Given data:
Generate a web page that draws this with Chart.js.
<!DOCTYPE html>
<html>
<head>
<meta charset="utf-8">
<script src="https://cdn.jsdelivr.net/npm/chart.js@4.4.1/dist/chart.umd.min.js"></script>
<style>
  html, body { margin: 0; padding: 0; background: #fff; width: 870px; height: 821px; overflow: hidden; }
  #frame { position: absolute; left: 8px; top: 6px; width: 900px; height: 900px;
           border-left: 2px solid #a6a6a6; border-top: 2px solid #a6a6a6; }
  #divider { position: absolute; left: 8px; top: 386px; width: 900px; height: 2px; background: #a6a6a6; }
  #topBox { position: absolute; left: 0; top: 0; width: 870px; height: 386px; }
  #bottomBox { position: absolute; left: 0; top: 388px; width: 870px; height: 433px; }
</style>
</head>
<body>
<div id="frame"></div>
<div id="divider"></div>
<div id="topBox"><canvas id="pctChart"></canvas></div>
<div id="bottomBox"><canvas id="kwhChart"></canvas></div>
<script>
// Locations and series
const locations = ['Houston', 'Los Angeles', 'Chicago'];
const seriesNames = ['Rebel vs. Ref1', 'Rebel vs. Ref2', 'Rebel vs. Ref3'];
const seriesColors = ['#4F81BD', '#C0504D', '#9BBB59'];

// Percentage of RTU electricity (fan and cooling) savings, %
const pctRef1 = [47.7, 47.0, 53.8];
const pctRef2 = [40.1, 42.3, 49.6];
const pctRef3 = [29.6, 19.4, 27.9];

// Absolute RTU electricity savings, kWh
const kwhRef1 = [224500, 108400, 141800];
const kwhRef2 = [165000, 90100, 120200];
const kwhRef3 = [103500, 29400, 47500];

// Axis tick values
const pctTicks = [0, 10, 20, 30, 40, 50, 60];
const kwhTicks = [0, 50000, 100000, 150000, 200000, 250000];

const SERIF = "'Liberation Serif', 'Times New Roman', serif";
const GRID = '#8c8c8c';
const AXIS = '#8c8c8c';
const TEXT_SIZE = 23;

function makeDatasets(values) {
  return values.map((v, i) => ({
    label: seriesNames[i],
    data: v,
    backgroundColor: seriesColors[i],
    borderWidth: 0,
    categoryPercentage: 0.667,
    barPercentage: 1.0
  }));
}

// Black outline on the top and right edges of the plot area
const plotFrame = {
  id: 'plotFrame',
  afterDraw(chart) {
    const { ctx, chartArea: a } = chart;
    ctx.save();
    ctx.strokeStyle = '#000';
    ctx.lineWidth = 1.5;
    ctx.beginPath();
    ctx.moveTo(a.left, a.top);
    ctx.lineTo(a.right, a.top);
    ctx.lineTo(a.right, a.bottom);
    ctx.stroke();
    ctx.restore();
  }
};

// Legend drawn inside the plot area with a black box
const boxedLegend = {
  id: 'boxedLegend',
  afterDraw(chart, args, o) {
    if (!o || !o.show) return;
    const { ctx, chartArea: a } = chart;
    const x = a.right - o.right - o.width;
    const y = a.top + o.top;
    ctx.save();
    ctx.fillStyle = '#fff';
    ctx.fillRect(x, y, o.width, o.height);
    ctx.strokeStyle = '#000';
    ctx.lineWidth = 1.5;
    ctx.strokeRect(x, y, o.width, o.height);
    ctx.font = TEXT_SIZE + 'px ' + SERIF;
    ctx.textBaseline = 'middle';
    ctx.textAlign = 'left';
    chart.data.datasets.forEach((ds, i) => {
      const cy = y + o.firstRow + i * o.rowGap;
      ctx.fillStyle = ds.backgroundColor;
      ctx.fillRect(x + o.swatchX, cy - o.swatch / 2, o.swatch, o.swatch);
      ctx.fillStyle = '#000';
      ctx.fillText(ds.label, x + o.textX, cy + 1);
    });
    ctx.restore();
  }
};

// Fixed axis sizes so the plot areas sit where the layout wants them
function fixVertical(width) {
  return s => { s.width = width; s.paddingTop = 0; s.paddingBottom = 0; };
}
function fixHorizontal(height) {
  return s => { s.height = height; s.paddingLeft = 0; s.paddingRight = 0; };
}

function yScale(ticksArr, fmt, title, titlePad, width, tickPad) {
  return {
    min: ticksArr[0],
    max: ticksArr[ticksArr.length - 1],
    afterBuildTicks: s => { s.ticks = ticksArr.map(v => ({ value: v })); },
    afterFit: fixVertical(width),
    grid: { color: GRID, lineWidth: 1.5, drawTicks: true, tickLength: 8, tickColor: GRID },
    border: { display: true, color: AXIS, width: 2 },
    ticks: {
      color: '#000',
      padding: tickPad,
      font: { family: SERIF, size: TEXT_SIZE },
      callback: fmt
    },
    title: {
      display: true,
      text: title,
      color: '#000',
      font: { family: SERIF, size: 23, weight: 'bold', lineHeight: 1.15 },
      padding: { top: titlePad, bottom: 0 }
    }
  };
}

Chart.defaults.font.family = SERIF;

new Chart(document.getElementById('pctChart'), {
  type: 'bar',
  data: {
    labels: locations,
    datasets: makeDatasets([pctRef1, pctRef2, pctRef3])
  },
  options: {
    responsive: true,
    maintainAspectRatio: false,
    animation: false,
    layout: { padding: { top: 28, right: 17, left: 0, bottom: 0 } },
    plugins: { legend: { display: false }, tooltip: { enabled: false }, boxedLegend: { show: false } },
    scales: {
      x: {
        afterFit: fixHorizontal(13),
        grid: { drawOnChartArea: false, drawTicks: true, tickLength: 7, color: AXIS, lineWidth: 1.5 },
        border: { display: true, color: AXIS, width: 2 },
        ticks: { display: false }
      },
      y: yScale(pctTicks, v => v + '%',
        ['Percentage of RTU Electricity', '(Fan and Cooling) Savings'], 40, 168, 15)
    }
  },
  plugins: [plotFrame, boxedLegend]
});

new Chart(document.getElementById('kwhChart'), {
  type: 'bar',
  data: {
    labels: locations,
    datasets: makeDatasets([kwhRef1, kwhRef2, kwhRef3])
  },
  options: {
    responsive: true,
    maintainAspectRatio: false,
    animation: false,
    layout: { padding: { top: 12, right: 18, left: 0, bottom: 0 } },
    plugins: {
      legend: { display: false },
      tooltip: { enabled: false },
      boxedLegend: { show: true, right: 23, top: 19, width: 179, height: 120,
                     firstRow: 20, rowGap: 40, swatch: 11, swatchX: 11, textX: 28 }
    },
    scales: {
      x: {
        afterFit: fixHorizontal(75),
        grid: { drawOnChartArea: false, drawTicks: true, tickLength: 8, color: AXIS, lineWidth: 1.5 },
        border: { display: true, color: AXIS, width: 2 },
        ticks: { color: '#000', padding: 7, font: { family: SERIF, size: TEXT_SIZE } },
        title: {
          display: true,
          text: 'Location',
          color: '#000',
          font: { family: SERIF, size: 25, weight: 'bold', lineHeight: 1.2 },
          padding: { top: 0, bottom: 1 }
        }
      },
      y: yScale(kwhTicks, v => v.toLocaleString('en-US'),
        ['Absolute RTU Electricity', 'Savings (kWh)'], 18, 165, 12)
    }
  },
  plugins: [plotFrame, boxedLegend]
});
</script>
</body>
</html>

Exercise brief: Output the full listing without altering anything.

Solution for this task:
Generate a web page that draws this with Chart.js.
<!DOCTYPE html>
<html>
<head>
<meta charset="utf-8">
<script src="https://cdn.jsdelivr.net/npm/chart.js@4.4.1/dist/chart.umd.min.js"></script>
<style>
  html, body { margin: 0; padding: 0; background: #fff; width: 870px; height: 821px; overflow: hidden; }
  #frame { position: absolute; left: 8px; top: 6px; width: 900px; height: 900px;
           border-left: 2px solid #a6a6a6; border-top: 2px solid #a6a6a6; }
  #divider { position: absolute; left: 8px; top: 386px; width: 900px; height: 2px; background: #a6a6a6; }
  #topBox { position: absolute; left: 0; top: 0; width: 870px; height: 386px; }
  #bottomBox { position: absolute; left: 0; top: 388px; width: 870px; height: 433px; }
</style>
</head>
<body>
<div id="frame"></div>
<div id="divider"></div>
<div id="topBox"><canvas id="pctChart"></canvas></div>
<div id="bottomBox"><canvas id="kwhChart"></canvas></div>
<script>
// Locations and series
const locations = ['Houston', 'Los Angeles', 'Chicago'];
const seriesNames = ['Rebel vs. Ref1', 'Rebel vs. Ref2', 'Rebel vs. Ref3'];
const seriesColors = ['#4F81BD', '#C0504D', '#9BBB59'];

// Percentage of RTU electricity (fan and cooling) savings, %
const pctRef1 = [47.7, 47.0, 53.8];
const pctRef2 = [40.1, 42.3, 49.6];
const pctRef3 = [29.6, 19.4, 27.9];

// Absolute RTU electricity savings, kWh
const kwhRef1 = [224500, 108400, 141800];
const kwhRef2 = [165000, 90100, 120200];
const kwhRef3 = [103500, 29400, 47500];

// Axis tick values
const pctTicks = [0, 10, 20, 30, 40, 50, 60];
const kwhTicks = [0, 50000, 100000, 150000, 200000, 250000];

const SERIF = "'Liberation Serif', 'Times New Roman', serif";
const GRID = '#8c8c8c';
const AXIS = '#8c8c8c';
const TEXT_SIZE = 23;

function makeDatasets(values) {
  return values.map((v, i) => ({
    label: seriesNames[i],
    data: v,
    backgroundColor: seriesColors[i],
    borderWidth: 0,
    categoryPercentage: 0.667,
    barPercentage: 1.0
  }));
}

// Black outline on the top and right edges of the plot area
const plotFrame = {
  id: 'plotFrame',
  afterDraw(chart) {
    const { ctx, chartArea: a } = chart;
    ctx.save();
    ctx.strokeStyle = '#000';
    ctx.lineWidth = 1.5;
    ctx.beginPath();
    ctx.moveTo(a.left, a.top);
    ctx.lineTo(a.right, a.top);
    ctx.lineTo(a.right, a.bottom);
    ctx.stroke();
    ctx.restore();
  }
};

// Legend drawn inside the plot area with a black box
const boxedLegend = {
  id: 'boxedLegend',
  afterDraw(chart, args, o) {
    if (!o || !o.show) return;
    const { ctx, chartArea: a } = chart;
    const x = a.right - o.right - o.width;
    const y = a.top + o.top;
    ctx.save();
    ctx.fillStyle = '#fff';
    ctx.fillRect(x, y, o.width, o.height);
    ctx.strokeStyle = '#000';
    ctx.lineWidth = 1.5;
    ctx.strokeRect(x, y, o.width, o.height);
    ctx.font = TEXT_SIZE + 'px ' + SERIF;
    ctx.textBaseline = 'middle';
    ctx.textAlign = 'left';
    chart.data.datasets.forEach((ds, i) => {
      const cy = y + o.firstRow + i * o.rowGap;
      ctx.fillStyle = ds.backgroundColor;
      ctx.fillRect(x + o.swatchX, cy - o.swatch / 2, o.swatch, o.swatch);
      ctx.fillStyle = '#000';
      ctx.fillText(ds.label, x + o.textX, cy + 1);
    });
    ctx.restore();
  }
};

// Fixed axis sizes so the plot areas sit where the layout wants them
function fixVertical(width) {
  return s => { s.width = width; s.paddingTop = 0; s.paddingBottom = 0; };
}
function fixHorizontal(height) {
  return s => { s.height = height; s.paddingLeft = 0; s.paddingRight = 0; };
}

function yScale(ticksArr, fmt, title, titlePad, width, tickPad) {
  return {
    min: ticksArr[0],
    max: ticksArr[ticksArr.length - 1],
    afterBuildTicks: s => { s.ticks = ticksArr.map(v => ({ value: v })); },
    afterFit: fixVertical(width),
    grid: { color: GRID, lineWidth: 1.5, drawTicks: true, tickLength: 8, tickColor: GRID },
    border: { display: true, color: AXIS, width: 2 },
    ticks: {
      color: '#000',
      padding: tickPad,
      font: { family: SERIF, size: TEXT_SIZE },
      callback: fmt
    },
    title: {
      display: true,
      text: title,
      color: '#000',
      font: { family: SERIF, size: 23, weight: 'bold', lineHeight: 1.15 },
      padding: { top: titlePad, bottom: 0 }
    }
  };
}

Chart.defaults.font.family = SERIF;

new Chart(document.getElementById('pctChart'), {
  type: 'bar',
  data: {
    labels: locations,
    datasets: makeDatasets([pctRef1, pctRef2, pctRef3])
  },
  options: {
    responsive: true,
    maintainAspectRatio: false,
    animation: false,
    layout: { padding: { top: 28, right: 17, left: 0, bottom: 0 } },
    plugins: { legend: { display: false }, tooltip: { enabled: false }, boxedLegend: { show: false } },
    scales: {
      x: {
        afterFit: fixHorizontal(13),
        grid: { drawOnChartArea: false, drawTicks: true, tickLength: 7, color: AXIS, lineWidth: 1.5 },
        border: { display: true, color: AXIS, width: 2 },
        ticks: { display: false }
      },
      y: yScale(pctTicks, v => v + '%',
        ['Percentage of RTU Electricity', '(Fan and Cooling) Savings'], 40, 168, 15)
    }
  },
  plugins: [plotFrame, boxedLegend]
});

new Chart(document.getElementById('kwhChart'), {
  type: 'bar',
  data: {
    labels: locations,
    datasets: makeDatasets([kwhRef1, kwhRef2, kwhRef3])
  },
  options: {
    responsive: true,
    maintainAspectRatio: false,
    animation: false,
    layout: { padding: { top: 12, right: 18, left: 0, bottom: 0 } },
    plugins: {
      legend: { display: false },
      tooltip: { enabled: false },
      boxedLegend: { show: true, right: 23, top: 19, width: 179, height: 120,
                     firstRow: 20, rowGap: 40, swatch: 11, swatchX: 11, textX: 28 }
    },
    scales: {
      x: {
        afterFit: fixHorizontal(75),
        grid: { drawOnChartArea: false, drawTicks: true, tickLength: 8, color: AXIS, lineWidth: 1.5 },
        border: { display: true, color: AXIS, width: 2 },
        ticks: { color: '#000', padding: 7, font: { family: SERIF, size: TEXT_SIZE } },
        title: {
          display: true,
          text: 'Location',
          color: '#000',
          font: { family: SERIF, size: 25, weight: 'bold', lineHeight: 1.2 },
          padding: { top: 0, bottom: 1 }
        }
      },
      y: yScale(kwhTicks, v => v.toLocaleString('en-US'),
        ['Absolute RTU Electricity', 'Savings (kWh)'], 18, 165, 12)
    }
  },
  plugins: [plotFrame, boxedLegend]
});
</script>
</body>
</html>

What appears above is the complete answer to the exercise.